When dealing with words in our own language(s) that will vary for each of us, but we will to some extent, perhaps, have an idea of what those variants might be; of what the words will mean to our fellow users of the language. When dealing with foreign words, I suspect, the variations will be there, but will largely be beyond our focus.

So my little test might be of use, but it might also mislead.

Well, you might ask, are the words the same? Is the word order the same? Watch this space (or rather, watch out for another one in a few days, and I’ll let you know!).


I’d spotted Giovanni Verga a few months before Christmas: he has three stories in Volume II of Hammerton’s The World’s Thousand Best Stories (and also the useful fact that they give only his date of birth, setting the timing of the publication before his death in 1922, a decade earlier than I’d previously guessed). I made sure his name went up the chimney, and in due course (i.e. Christmas morning) a sooty copy of the Penguin Classics edition of Cavalleria Rusticana and other stories came down among the ashes of the Christmas Eve fire.
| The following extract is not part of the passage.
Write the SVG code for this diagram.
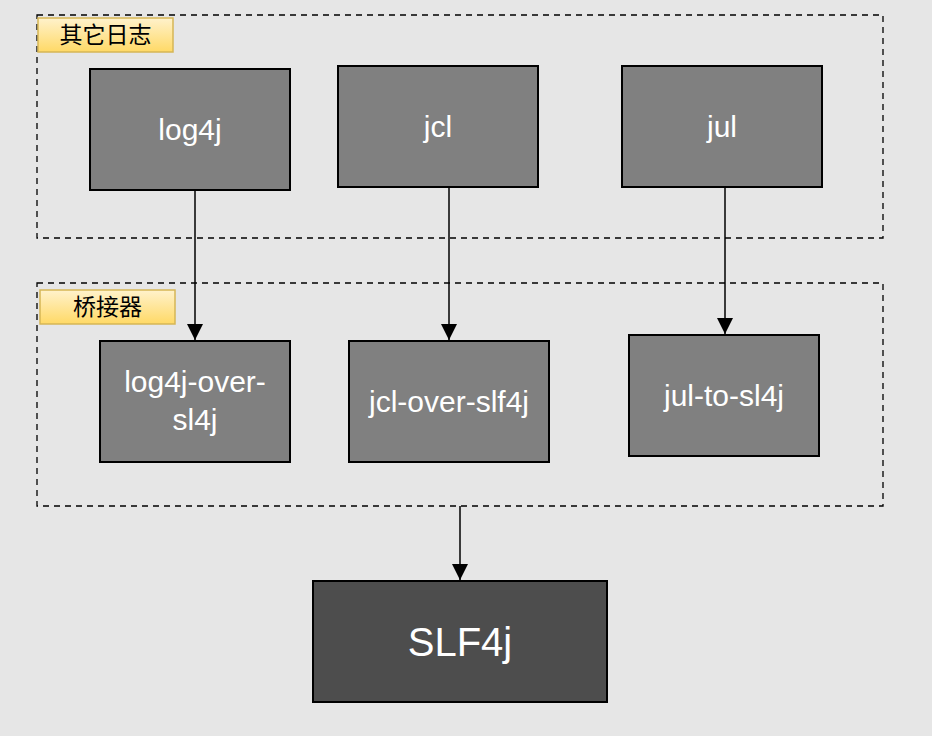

Both the title story and two others are in Hammerton (The She Wolf and War of the Saints), which enables a comparison of the translations. Somewhere down the line I’ll try to get the originans and give them a whirl too – I’m three sessions into learning Italian, but even a comparison of different English versions can teach us something. The Penguin translator, G.H.McWilliams, makes a point, in his introduction, about the poor quality of earlier translations, citing schoolboy mistakes in D.H.Lawrence’s attempts. Lawrence had more than three sessions under his belt, and may have been better than Hemingway when it comes to Italian, but he wasn’t fluent, and certainly not in colloquial Sicilian! I have no idea who did the Hammerton translating. It’s something they rarely give, unless it gets a mention in the brief introductory paragraphs to each volume. It could, I suppose, be Lawrence!

McWilliams’ translation is dated to 1999, which means that a lifetime of language has passed between it and the Hammerton versions. Within a single language, and especially one like English, that moves on, Hoovering up the bits and pieces of other language which it thinks might be useful, a lifetime of evolution moves a long way. Quoted in a paperback from thirty years ago, is the nun who wrote Over the Wall, the story of her escape from being a bride of Christ. Of all the changes in the world, she said, including cars and planes and radio, it was the changes to language that she found most striking. And was it not said, after the Berlin Wall came down, that the new generation of Poles coming to the UK, spoke a language quite different to those – around a million of them, I believe – who had stayed on, and preserved their language (and their liberty) at the end of World War Two.

Where I find the interest in this rests on the speculation that a translator of 1922, in trying to cast Verga’s direct and vernacular Italian, as spoken by his Sicilian peasants, into an English that would both be intelligent and seem colloquial to his readers would need to be quite different from one attempted nearly eighty years later for the readership of its own time.

That there are differences becomes immediately apparent. What they signify, of course, might take some unravelling. The first sentence of The She-Wolf  is rendered, respectively, thus:


‘She was tall and lean: her breast alone revealed the firmness and vigour of the brunette type; and yet she was no longer a young woman.’ (1922)


‘She was dark haired, tall and lean, with firm, well-rounded breasts though she was no longer young, and she had a pale complexion, like someone forever in the grip of malaria.’ (1999)


You can safely bet that I am eager to get my hands on the original. In a form that depends so much on building with what has preceded, the context for what will follow, I want to know in what order Verga presented his images; and whether he used semi-colons or commas; and if that malaria reference was in his first, or second sentence. And what about the paragraphing, which I haven’t even looked at yet? And while we have the breasts, let’s consider whether that firmness belongs to them, as in the 1999 version, or to the ‘type’, as in the 1922, which to my mind, is a significant divergence.